Temporarily setting aside fights over repealing the Affordable Care Act or enacting a single-payer system, senators and state officials alike discovered a broad consensus on making minor tweaks to lower premiums and increase competition among insurers.

In stark contrast to the last six months of battle over the future of the health care law, senators made only passing reference to partisan talking points. Instead, they focused on extracting wonky details from the assembled state experts about their experience administering the law.

Alexander said lawmakers needed to agree on a bill by the end of next week to have an impact on premiums for 2018, which insurers will finalize next month. He recommended focusing on two measures: funding cost-sharing reduction payments owed to insurers, which President Donald Trump has threatened to cut off, and making it easier for states to apply for waivers to try new approaches to health care.

In both cases, he found little objection. The state insurance commissioners, who were selected to testify by Republican, Democratic and independent governors, said that making the cost-sharing payments was necessary.

"This issue is not an insurer bailout," said the commissioner from Tennessee, Julie Mix McPeak.

Teresa Miller, who was Pennsylvania’s insurance commissioner until taking over the state’s human services department this month, said, "I cannot stress how difficult this uncertainty is on our markets."

Commissioners complained about the waiver process, with both Democrats and Republicans arguing that it required too many steps, too many sign-offs from state legislators and officials, and too long a wait to apply. The conversation suggested there was plenty of common ground on some minor changes, even if there was disagreement over how much leeway to give states in deciding what benefits and protections insurance plans should have.

Even Oklahoma's insurance commissioner, John Doak, a Republican who called Obamacare a "failure" during the hearing, backed continuing cost-sharing payments and granting more flexibility on waivers as a stopgap measure.

In addition, several commissioners talked up the benefits of state or federal reinsurance — a program that helps insurers pay for high-cost patients in order to lower premiums — and the idea drew considerable attention from senators in both parties.

Al Franken
Sen. Al Franken, D-Minn. speaks on Capitol Hill in Washington on Oct. 4, 2011.Carolyn Kaster / AP, file

"I think you all agree that we should have reinsurance," Sen. Al Franken, D-Minn., said at one point.

Alexander expressed skepticism that the federal government needed to pay for a new reinsurance program up front, instead pointing to states like Maine that raised the money themselves with a surcharge on premiums.
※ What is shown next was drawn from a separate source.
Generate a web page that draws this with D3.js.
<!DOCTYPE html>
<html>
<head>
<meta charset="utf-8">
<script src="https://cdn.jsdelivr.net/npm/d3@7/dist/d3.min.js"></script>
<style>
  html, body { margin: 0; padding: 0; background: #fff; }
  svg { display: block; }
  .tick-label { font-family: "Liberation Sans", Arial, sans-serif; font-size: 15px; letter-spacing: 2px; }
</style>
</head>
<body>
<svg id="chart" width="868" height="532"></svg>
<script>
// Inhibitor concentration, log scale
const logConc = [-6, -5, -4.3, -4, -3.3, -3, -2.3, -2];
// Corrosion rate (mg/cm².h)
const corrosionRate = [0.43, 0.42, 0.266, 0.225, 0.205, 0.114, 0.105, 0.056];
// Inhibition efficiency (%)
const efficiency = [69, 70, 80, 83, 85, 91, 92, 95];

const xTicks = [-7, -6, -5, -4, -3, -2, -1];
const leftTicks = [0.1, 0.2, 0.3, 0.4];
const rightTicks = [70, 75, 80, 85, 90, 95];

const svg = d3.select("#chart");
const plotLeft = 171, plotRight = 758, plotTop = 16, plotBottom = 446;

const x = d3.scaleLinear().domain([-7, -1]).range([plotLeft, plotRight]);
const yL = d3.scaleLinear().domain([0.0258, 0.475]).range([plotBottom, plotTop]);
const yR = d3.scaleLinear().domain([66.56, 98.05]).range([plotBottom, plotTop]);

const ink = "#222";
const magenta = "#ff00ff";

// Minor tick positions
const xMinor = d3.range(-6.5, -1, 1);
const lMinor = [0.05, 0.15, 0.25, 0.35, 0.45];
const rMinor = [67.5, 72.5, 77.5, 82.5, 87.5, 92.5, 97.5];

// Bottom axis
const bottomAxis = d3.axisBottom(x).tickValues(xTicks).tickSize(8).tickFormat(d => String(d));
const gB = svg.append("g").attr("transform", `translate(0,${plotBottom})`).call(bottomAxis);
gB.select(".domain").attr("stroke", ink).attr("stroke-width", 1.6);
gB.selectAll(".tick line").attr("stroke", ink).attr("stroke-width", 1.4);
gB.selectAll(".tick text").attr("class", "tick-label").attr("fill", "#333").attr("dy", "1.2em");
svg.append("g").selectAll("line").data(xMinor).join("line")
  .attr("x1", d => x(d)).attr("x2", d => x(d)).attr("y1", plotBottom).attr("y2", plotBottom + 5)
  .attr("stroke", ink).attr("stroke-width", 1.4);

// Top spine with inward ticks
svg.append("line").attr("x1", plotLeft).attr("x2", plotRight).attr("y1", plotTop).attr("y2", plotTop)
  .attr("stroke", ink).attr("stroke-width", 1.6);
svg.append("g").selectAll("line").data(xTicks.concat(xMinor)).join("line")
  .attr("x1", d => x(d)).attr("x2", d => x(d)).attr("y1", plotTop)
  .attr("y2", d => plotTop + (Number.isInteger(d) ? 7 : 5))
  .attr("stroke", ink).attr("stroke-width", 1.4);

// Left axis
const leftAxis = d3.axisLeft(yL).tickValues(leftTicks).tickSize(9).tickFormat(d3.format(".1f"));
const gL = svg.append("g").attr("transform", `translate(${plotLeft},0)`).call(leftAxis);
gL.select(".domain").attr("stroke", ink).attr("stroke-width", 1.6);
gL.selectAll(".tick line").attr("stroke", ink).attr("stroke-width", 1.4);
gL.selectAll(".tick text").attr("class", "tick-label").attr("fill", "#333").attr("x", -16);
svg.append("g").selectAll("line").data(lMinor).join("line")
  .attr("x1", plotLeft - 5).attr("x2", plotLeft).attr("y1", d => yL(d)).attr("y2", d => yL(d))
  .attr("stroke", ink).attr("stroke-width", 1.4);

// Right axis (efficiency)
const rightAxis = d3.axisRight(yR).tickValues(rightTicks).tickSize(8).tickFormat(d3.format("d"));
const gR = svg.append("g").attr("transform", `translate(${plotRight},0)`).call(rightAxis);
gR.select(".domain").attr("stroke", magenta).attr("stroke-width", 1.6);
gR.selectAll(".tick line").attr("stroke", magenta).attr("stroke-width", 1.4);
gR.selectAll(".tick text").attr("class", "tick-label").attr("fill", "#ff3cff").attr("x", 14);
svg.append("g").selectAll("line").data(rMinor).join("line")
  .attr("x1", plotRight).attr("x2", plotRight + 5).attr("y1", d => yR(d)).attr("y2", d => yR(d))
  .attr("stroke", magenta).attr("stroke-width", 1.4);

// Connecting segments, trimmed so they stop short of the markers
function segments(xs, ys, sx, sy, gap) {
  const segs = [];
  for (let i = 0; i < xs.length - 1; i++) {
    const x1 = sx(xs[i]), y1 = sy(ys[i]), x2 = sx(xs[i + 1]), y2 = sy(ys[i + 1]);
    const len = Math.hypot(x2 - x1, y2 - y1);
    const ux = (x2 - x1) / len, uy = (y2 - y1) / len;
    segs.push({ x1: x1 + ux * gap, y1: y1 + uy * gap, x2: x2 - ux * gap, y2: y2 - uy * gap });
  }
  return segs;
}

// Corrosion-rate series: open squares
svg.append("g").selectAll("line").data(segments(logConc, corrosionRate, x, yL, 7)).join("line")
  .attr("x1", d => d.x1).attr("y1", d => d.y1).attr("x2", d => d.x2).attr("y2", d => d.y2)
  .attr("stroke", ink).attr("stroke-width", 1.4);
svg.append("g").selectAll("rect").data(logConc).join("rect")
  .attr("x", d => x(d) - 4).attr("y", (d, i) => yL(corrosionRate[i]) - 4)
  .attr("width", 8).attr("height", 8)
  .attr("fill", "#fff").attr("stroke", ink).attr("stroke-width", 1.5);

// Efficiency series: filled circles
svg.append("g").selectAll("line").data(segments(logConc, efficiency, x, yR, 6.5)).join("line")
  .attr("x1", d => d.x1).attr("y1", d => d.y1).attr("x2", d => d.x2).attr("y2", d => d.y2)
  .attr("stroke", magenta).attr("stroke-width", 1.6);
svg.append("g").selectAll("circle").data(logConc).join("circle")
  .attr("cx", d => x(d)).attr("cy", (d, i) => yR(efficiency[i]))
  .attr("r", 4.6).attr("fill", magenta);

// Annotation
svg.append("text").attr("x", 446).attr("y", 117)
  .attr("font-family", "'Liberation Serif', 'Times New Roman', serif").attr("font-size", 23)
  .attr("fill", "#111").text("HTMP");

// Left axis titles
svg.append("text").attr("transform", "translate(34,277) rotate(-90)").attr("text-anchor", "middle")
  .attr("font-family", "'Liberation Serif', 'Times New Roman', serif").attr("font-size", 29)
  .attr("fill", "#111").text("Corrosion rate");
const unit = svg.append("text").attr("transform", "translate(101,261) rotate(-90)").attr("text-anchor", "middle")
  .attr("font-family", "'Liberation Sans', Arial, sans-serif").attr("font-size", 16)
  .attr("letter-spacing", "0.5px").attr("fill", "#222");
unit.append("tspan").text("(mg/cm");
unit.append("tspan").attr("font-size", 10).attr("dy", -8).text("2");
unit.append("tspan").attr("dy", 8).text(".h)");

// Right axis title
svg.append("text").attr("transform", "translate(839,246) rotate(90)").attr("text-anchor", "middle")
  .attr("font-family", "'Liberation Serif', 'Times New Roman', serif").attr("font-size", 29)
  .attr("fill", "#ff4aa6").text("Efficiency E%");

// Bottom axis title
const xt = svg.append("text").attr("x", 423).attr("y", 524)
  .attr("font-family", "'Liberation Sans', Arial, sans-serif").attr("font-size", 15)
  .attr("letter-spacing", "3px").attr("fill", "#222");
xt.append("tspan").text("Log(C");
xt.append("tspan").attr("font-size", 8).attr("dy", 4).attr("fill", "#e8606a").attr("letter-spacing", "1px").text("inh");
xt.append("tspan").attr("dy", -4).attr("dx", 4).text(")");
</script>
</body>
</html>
But the conversation was earnest and detailed, with senators asking follow-up questions and commissioners eager to offer technical answers.

The commissioners and senators differed somewhat on the impact of the Trump administration’s plan to slash funding by 90 percent for ads promoting the next Obamacare enrollment period and cut money for navigators who can help customers with their applications.
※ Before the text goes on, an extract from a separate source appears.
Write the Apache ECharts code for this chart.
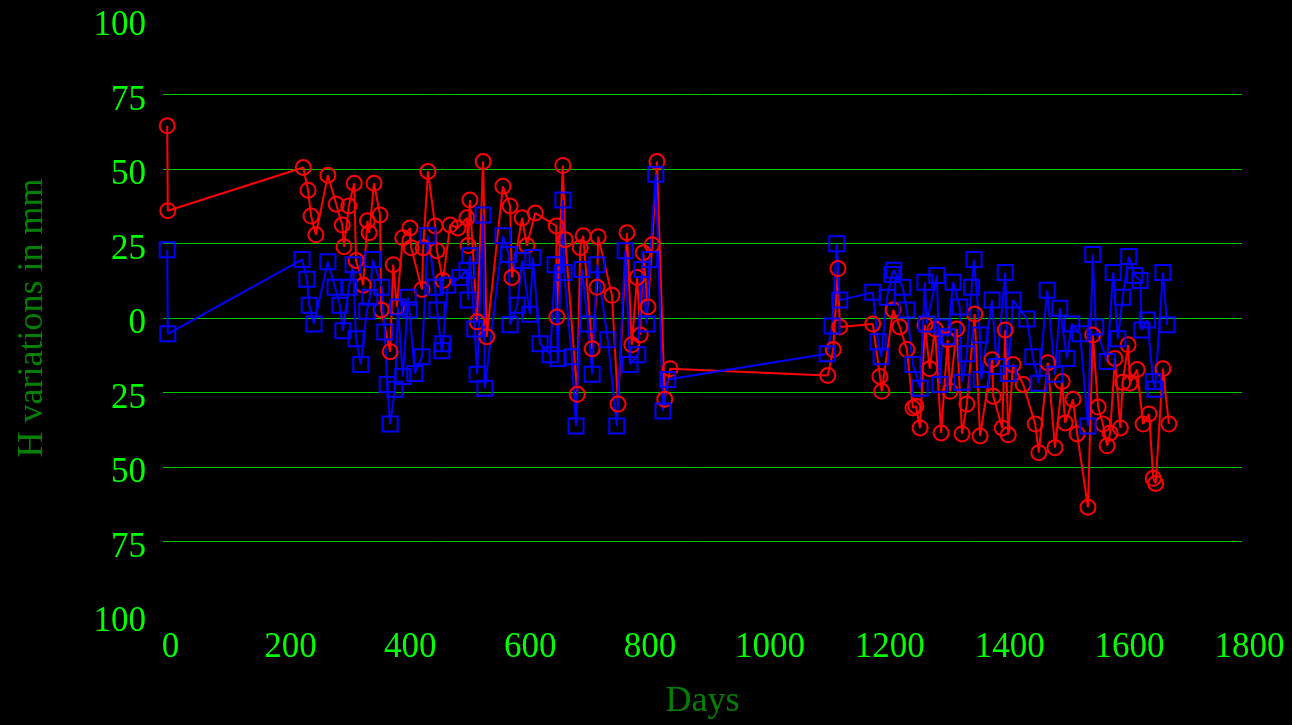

Alaska’s insurance commissioner, Lori Wing-Heier, said the navigators were critical to helping rural customers access insurance, especially given the region’s lack of health care infrastructure. But Doak was skeptical, saying that Oklahoma had plenty of private enrollment efforts and that the government should study the effectiveness of enrollment efforts.

Protect Our Care, an activist coalition that opposed Republican efforts to repeal Obamacare, issued a statement afterward praising the hearing as "a notable and welcome departure from the secretive, partisan and ultimately failed repeal effort" that preceded it.

There are three more hearings scheduled on the topic this month, including one on Thursday that will feature governors from both parties.